The corner of Delmar and Euclid will see the 200-unit Bridge Apartment building with a garage, business center, meeting room, fitness center, independent workspaces and more. A winery is a possible addition to the commercial elements.
A former bank building will be an elegant event space.
The Elevation Workspace will feature 30,000 SF of adaptive reuse of an historic warehouse into office and retail space. The 28 offices have all been sold and retail currently includes a UPS Store, cigar bar and Jamba Juice.
“Kingsway owns the property, so we can have control,” Bryant said. “This creates an entrepreneurial mission. We aren’t taking from the community. It will become a destination.”
The project has received approval for a $6.5 million TIF to make street and infrastructure improvement on Delmar from Kingshighway to Taylor Avenue. Deteriorated and outmoded street design will be replaced in three phases.
Streetscape enhancements will include multi-modal transportation, enhanced security, improved stormwater mitigation, modernized ADA/pedestrian circulation features, traffic calming techniques, dedicated bike lanes, sustainable landscaping and contemporary design esthetics.

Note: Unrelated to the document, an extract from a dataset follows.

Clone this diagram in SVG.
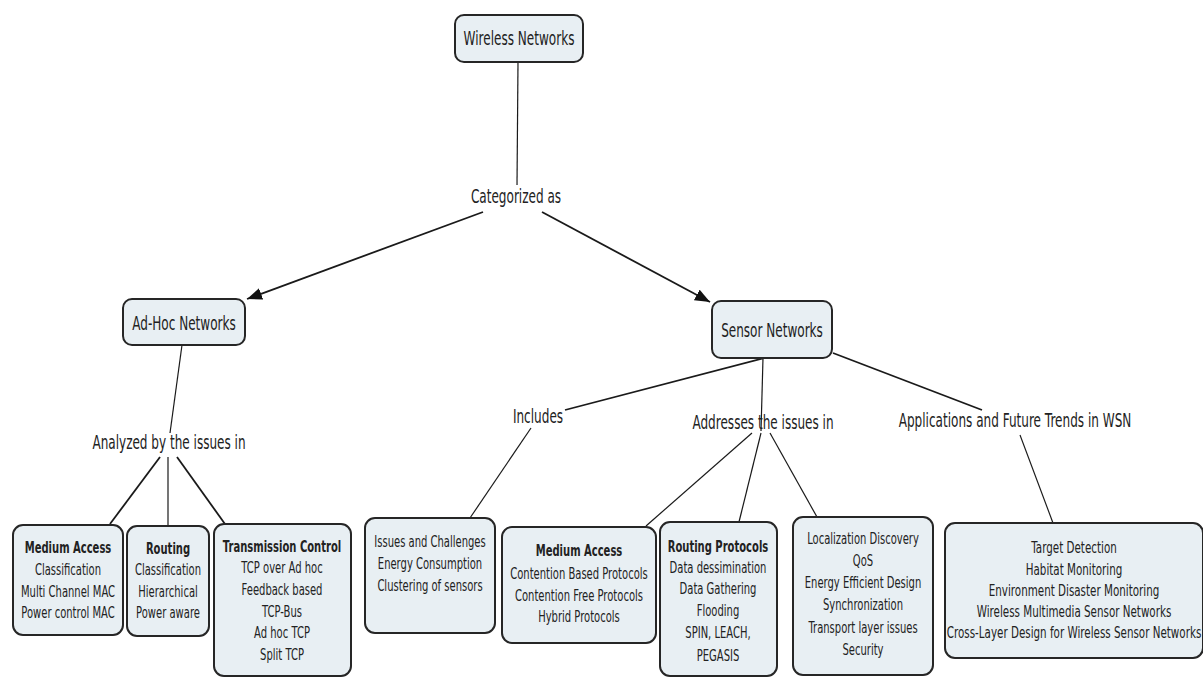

“We are reimagining transit stops and connecting to the greenway, and a sidewalk grid,” Pratt said. “We’re looking more at the functional aspects than the cosmetic. We’re creating a new profile for commercial leases to work.”
Designation as a Community Improvement District will help with programming, security and the streetscape. “We’re using a layer cake of incentives, to say the least,” said Pratt.
Plans include reusing the 35,000+ SF Euclid School, constructed in 1893 and in operation until 2007, as senior apartments. Several affordable modular homes are already under construction. The Euclid Apartments at Delmar and Euclid will include market-rate apartments and ground-floor retail. A unified housing board will allow residents to participate in the redevelopment of their community.
“We set out to create opportunities for minorities,” said Bryant. “We have included women from architects to abatement and construction work. We have the highest level of minority participation of any project in St. Louis.”
Project architects and contractors include Facet Architectural Design, Paric, ABNA Engineering and Ameresco.
“The development plan was created to inspire collaboration,” Bryant said. “When we choose to work together, we can save a community. If there’s something you would like to see in Kingsway, let us know - we can implement it.”